Son estos: pocas veces se tienen en cuenta las condiciones laborales y salariales de los policías, que a diario deben enfrentar la delincuencia. Que agentes, suboficiales y oficiales se vean involucrados en atracos a bancos, y en general en actividades ilícitas, debería de servir para mirar el asunto salarial, las condiciones de vida y hasta los criterios para el reclutamiento de los futuros policías.

Otro subtema que resulta desde ya preocupante tiene que ver con la posibilidad de que alcaldes y gobernadores reciban donaciones de particulares para garantizar la seguridad en las urbes. Ello podría degenerar en el patrocinio de grupos de seguridad privada que servirán no sólo a quienes donarían el dinero, sino para quienes puedan pagar por el servicio que particulares, con la anuencia del Estado regional o municipal, ofrecerían a futuro.

Nuevamente, estaría el Estado entregando a particulares responsabilidades naturales que no puede delegar.
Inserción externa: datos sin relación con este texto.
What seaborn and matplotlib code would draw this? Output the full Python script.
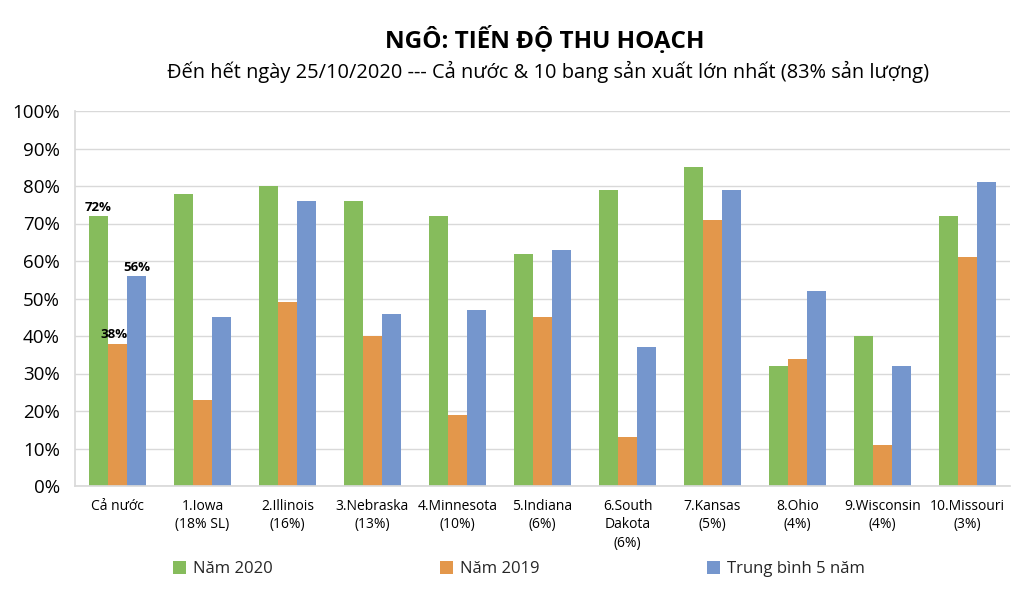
import matplotlib
matplotlib.use("Agg")
import matplotlib.pyplot as plt
import seaborn as sns
import pandas as pd
from matplotlib.patches import Patch
from matplotlib.ticker import FuncFormatter, MultipleLocator

categories = ["Cả nước", "1.Iowa\n(18% SL)", "2.Illinois\n(16%)", "3.Nebraska\n(13%)",
              "4.Minnesota\n(10%)", "5.Indiana\n(6%)", "6.South\nDakota\n(6%)", "7.Kansas\n(5%)",
              "8.Ohio\n(4%)", "9.Wisconsin\n(4%)", "10.Missouri\n(3%)"]
series_names = ["Năm 2020", "Năm 2019", "Trung bình 5 năm"]
nam_2020 = [72, 78, 80, 76, 72, 62, 79, 85, 32, 40, 72]
nam_2019 = [38, 23, 49, 40, 19, 45, 13, 71, 34, 11, 61]
tb_5_nam = [56, 45, 76, 46, 47, 63, 37, 79, 52, 32, 81]
colors = ["#86BC5C", "#E3974B", "#7596CD"]

sns.set_theme(style="white")
FONT = ["Open Sans", "DejaVu Sans"]
plt.rcParams["font.family"] = FONT

rows = []
for name, vals in zip(series_names, [nam_2020, nam_2019, tb_5_nam]):
    for c, v in zip(categories, vals):
        rows.append({"cat": c, "series": name, "value": v})
df = pd.DataFrame(rows)

fig = plt.figure(figsize=(10.24, 5.98), dpi=100)
ax = fig.add_axes([75 / 1024, 1 - 486 / 598, (1010 - 75) / 1024, (486 - 111) / 598])

sns.barplot(data=df, x="cat", y="value", hue="series", hue_order=series_names,
            order=categories, palette=colors, saturation=1, width=0.67, gap=0,
            legend=False, linewidth=0, ax=ax, errorbar=None)

ax.set_ylim(0, 100)
ax.set_xlim(-0.5, len(categories) - 0.5)
ax.yaxis.set_major_locator(MultipleLocator(10))
ax.yaxis.set_major_formatter(FuncFormatter(lambda v, p: f"{int(v)}%"))
ax.grid(axis="y", color="#D9D9D9", linewidth=1)
ax.set_axisbelow(True)
ax.set_xlabel("")
ax.set_ylabel("")
for s in ["top", "right"]:
    ax.spines[s].set_visible(False)
ax.spines["left"].set_color("#D9D9D9")
ax.spines["bottom"].set_color("#D9D9D9")
ax.tick_params(axis="both", length=0)
ax.tick_params(axis="y", labelsize=13.5, pad=11, colors="#000000")
ax.tick_params(axis="x", labelsize=10, pad=9, colors="#000000")
for lab in ax.get_xticklabels():
    lab.set_linespacing(1.36)

# data labels for the first group
conts = ax.containers
for cont, offx in zip(conts, [0, -0.04, 0]):
    bar = cont[0]
    ax.text(bar.get_x() + bar.get_width() / 2 + offx, bar.get_height() + 0.6,
            f"{int(bar.get_height())}%", ha="center", va="bottom",
            fontsize=9.5, fontweight="bold", color="#000000")

fig.text(545 / 1024, 1 - 40 / 598, "NGÔ: TIẾN ĐỘ THU HOẠCH", ha="center", va="center",
         fontsize=17.5, fontweight="bold", color="#000000")
fig.text(548 / 1024, 1 - 72 / 598,
         "Đến hết ngày 25/10/2020 --- Cả nước & 10 bang sản xuất lớn nhất (83% sản lượng)",
         ha="center", va="center", fontsize=14.4, color="#000000")

for name, col, xpos in zip(series_names, colors, [173, 440, 707]):
    fig.legend(handles=[Patch(facecolor=col, edgecolor="none")], labels=[name],
               loc="center left", bbox_to_anchor=(xpos / 1024, 1 - 569 / 598),
               frameon=False, fontsize=12, handlelength=0.8, handleheight=0.8,
               handletextpad=0.4, borderaxespad=0, borderpad=0)

fig.savefig("out.png", dpi=100, facecolor="white")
Hay que celebrar que el gobierno de Santos decidió abolir de la propuesta de estatuto de seguridad ciudadana, el delito de apología al terrorismo, que no era más que una peligrosa ventana que abriría la oportunidad para perseguir a opositores, críticos, libre pensadores y a la propia prensa. En hora buena decidieron borrar semejante artificio jurídico-político. Hay que esperar que las fuerzas políticas de derecha, con asiento en el Congreso, no  revivan ese ‘nuevo’ delito.